Never did I intend to make any colleague feel uncomfortable; nevertheless I am very concerned that some individuals apparently felt that way. I do, however, deny that I took any action that crossed the line. Until the recent campaign against me, no individual had filed a single complaint against me in my 23 years of service."
Paul Shapiro Statement: The conversation regarding equality, fairness, and respect in the workplace is one I support and believe is long overdue. To that end, I feel compelled to address my own past failures and sincere efforts to do better.
In years past at my previous job, I sometimes acted inappropriately, for which I'm deeply sorry. I engaged in sophomoric and unprofessional behavior. I should have known better and sincerely regret my thoughtlessness and poor decisions.

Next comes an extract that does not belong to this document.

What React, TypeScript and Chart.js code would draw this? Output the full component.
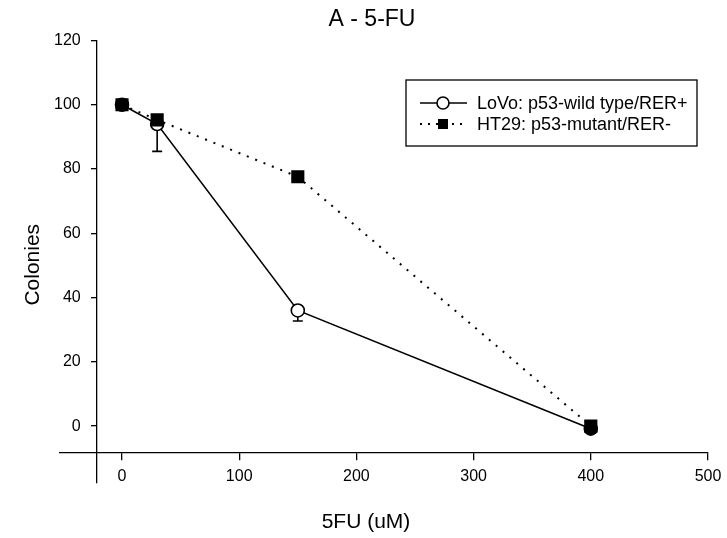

I apologized privately then and do so publicly now to anyone I've hurt or offended.
As a result of my embarrassing actions, in October 2016 I assumed a new role with less responsibility and no employees reporting to me. These consequences were swift, fair, and appropriate.
Sixteen months later, for unrelated reasons, I left the organization to pursue another important opportunity to help animals.
Many of the assertions that have been publicly reported are simply false. I was rightfully held accountable for what I actually did, which was irresponsible enough.
My passion, in my career and life, is to eliminate suffering among the vulnerable. I'm sorry to everyone I let down who shares that same passion. My goal is to own and learn from my mistakes and do better.
Only then will I be able to do what's most important: making the world a kinder place for all of us, human and nonhuman alike.